Aim: Restate the listing below word for word, omitting any images.

########################################

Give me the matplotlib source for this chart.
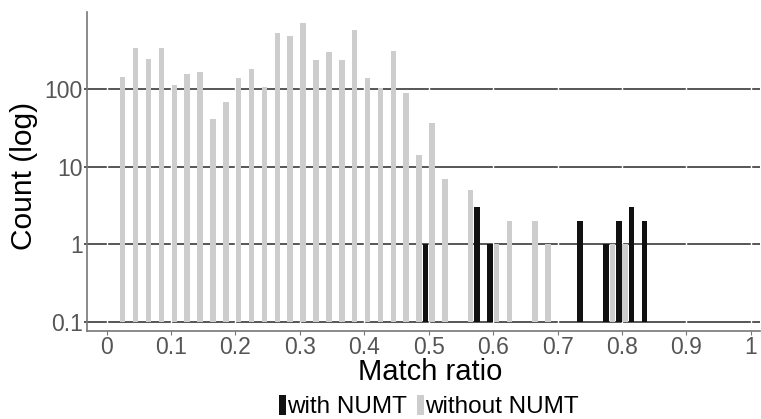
import matplotlib
matplotlib.use("Agg")
import matplotlib.pyplot as plt
import numpy as np

# bin centres (match ratio) and counts
bins_with = [0.50, 0.58, 0.60, 0.74, 0.78, 0.80, 0.82, 0.84]
count_with = [1, 3, 1, 2, 1, 2, 3, 2]

bins_without = [0.02, 0.04, 0.06, 0.08, 0.10, 0.12, 0.14, 0.16, 0.18, 0.20,
                0.22, 0.24, 0.26, 0.28, 0.30, 0.32, 0.34, 0.36, 0.38, 0.40,
                0.42, 0.44, 0.46, 0.48, 0.50, 0.52, 0.56, 0.60, 0.62, 0.66,
                0.68, 0.78, 0.80]
count_without = [142, 342, 244, 336, 112, 158, 166, 41, 69, 139,
                 181, 106, 525, 484, 708, 239, 301, 235, 574, 137,
                 102, 310, 89, 14, 36, 7, 5, 1, 2, 2,
                 1, 1, 1]

x_ticks = [0, 0.1, 0.2, 0.3, 0.4, 0.5, 0.6, 0.7, 0.8, 0.9, 1]
x_ticklabels = ["0", "0.1", "0.2", "0.3", "0.4", "0.5", "0.6", "0.7", "0.8", "0.9", "1"]
y_ticks = [0.1, 1, 10, 100]
y_ticklabels = ["0.1", "1", "10", "100"]

plt.rcParams['font.family'] = ['Liberation Sans', 'DejaVu Sans']

fig = plt.figure(figsize=(7.61, 4.19), dpi=100)
ax = fig.add_axes([0.1139, 0.2107, 0.885, 0.76])

base = 0.1
w = 0.0085
ax.bar(np.array(bins_with) - 0.005, np.array(count_with) - base, bottom=base, width=w,
       color="#111111", label="with NUMT", zorder=3)
ax.bar(np.array(bins_without) + 0.005, np.array(count_without) - base, bottom=base, width=w,
       color="#cdcdcd", label="without NUMT", zorder=3)

ax.set_yscale("log")
ax.set_xlim(-0.031, 1.0145)
ax.set_ylim(10 ** -1.116, 10 ** 2.99)

# gridlines: dark horizontal, white vertical on top of them
for yv in y_ticks:
    ax.axhline(yv, color="#3a3a3a", lw=1.2, zorder=1)
for xv in x_ticks:
    ax.axvline(xv, color="white", lw=1.0, zorder=2)

ax.set_xticks(x_ticks)
ax.set_xticklabels(x_ticklabels)
ax.set_yticks(y_ticks)
ax.set_yticklabels(y_ticklabels)
ax.minorticks_off()
ax.tick_params(axis="x", length=3, width=0.8, color="#777777", pad=1,
               labelsize=16.5, labelcolor="#555555")
ax.tick_params(axis="y", length=2, width=1.2, color="#3a3a3a", pad=1,
               labelsize=16.5, labelcolor="#555555")

for s in ["top", "right"]:
    ax.spines[s].set_visible(False)
for s in ["left", "bottom"]:
    ax.spines[s].set_color("#777777")
    ax.spines[s].set_linewidth(1.2)

ax.set_xlabel("Match ratio", fontsize=21, color="black", labelpad=2)
ax.xaxis.set_label_coords(0.5094, -0.085)
ax.set_ylabel("Count (log)", fontsize=21.5, color="black")
ax.yaxis.set_label_coords(-0.073, 0.4875)

fig.legend(loc="center", bbox_to_anchor=(0.5635, 0.029), ncol=2, frameon=False,
           fontsize=17.5, handlelength=0.3, handleheight=0.85, handletextpad=0.05,
           columnspacing=0.4, borderpad=0, borderaxespad=0)

fig.savefig("out.png", dpi=100)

########################################

Answer below:
Give me the matplotlib source for this chart.
import matplotlib
matplotlib.use("Agg")
import matplotlib.pyplot as plt
import numpy as np

# bin centres (match ratio) and counts
bins_with = [0.50, 0.58, 0.60, 0.74, 0.78, 0.80, 0.82, 0.84]
count_with = [1, 3, 1, 2, 1, 2, 3, 2]

bins_without = [0.02, 0.04, 0.06, 0.08, 0.10, 0.12, 0.14, 0.16, 0.18, 0.20,
                0.22, 0.24, 0.26, 0.28, 0.30, 0.32, 0.34, 0.36, 0.38, 0.40,
                0.42, 0.44, 0.46, 0.48, 0.50, 0.52, 0.56, 0.60, 0.62, 0.66,
                0.68, 0.78, 0.80]
count_without = [142, 342, 244, 336, 112, 158, 166, 41, 69, 139,
                 181, 106, 525, 484, 708, 239, 301, 235, 574, 137,
                 102, 310, 89, 14, 36, 7, 5, 1, 2, 2,
                 1, 1, 1]

x_ticks = [0, 0.1, 0.2, 0.3, 0.4, 0.5, 0.6, 0.7, 0.8, 0.9, 1]
x_ticklabels = ["0", "0.1", "0.2", "0.3", "0.4", "0.5", "0.6", "0.7", "0.8", "0.9", "1"]
y_ticks = [0.1, 1, 10, 100]
y_ticklabels = ["0.1", "1", "10", "100"]

plt.rcParams['font.family'] = ['Liberation Sans', 'DejaVu Sans']

fig = plt.figure(figsize=(7.61, 4.19), dpi=100)
ax = fig.add_axes([0.1139, 0.2107, 0.885, 0.76])

base = 0.1
w = 0.0085
ax.bar(np.array(bins_with) - 0.005, np.array(count_with) - base, bottom=base, width=w,
       color="#111111", label="with NUMT", zorder=3)
ax.bar(np.array(bins_without) + 0.005, np.array(count_without) - base, bottom=base, width=w,
       color="#cdcdcd", label="without NUMT", zorder=3)

ax.set_yscale("log")
ax.set_xlim(-0.031, 1.0145)
ax.set_ylim(10 ** -1.116, 10 ** 2.99)

# gridlines: dark horizontal, white vertical on top of them
for yv in y_ticks:
    ax.axhline(yv, color="#3a3a3a", lw=1.2, zorder=1)
for xv in x_ticks:
    ax.axvline(xv, color="white", lw=1.0, zorder=2)

ax.set_xticks(x_ticks)
ax.set_xticklabels(x_ticklabels)
ax.set_yticks(y_ticks)
ax.set_yticklabels(y_ticklabels)
ax.minorticks_off()
ax.tick_params(axis="x", length=3, width=0.8, color="#777777", pad=1,
               labelsize=16.5, labelcolor="#555555")
ax.tick_params(axis="y", length=2, width=1.2, color="#3a3a3a", pad=1,
               labelsize=16.5, labelcolor="#555555")

for s in ["top", "right"]:
    ax.spines[s].set_visible(False)
for s in ["left", "bottom"]:
    ax.spines[s].set_color("#777777")
    ax.spines[s].set_linewidth(1.2)

ax.set_xlabel("Match ratio", fontsize=21, color="black", labelpad=2)
ax.xaxis.set_label_coords(0.5094, -0.085)
ax.set_ylabel("Count (log)", fontsize=21.5, color="black")
ax.yaxis.set_label_coords(-0.073, 0.4875)

fig.legend(loc="center", bbox_to_anchor=(0.5635, 0.029), ncol=2, frameon=False,
           fontsize=17.5, handlelength=0.3, handleheight=0.85, handletextpad=0.05,
           columnspacing=0.4, borderpad=0, borderaxespad=0)

fig.savefig("out.png", dpi=100)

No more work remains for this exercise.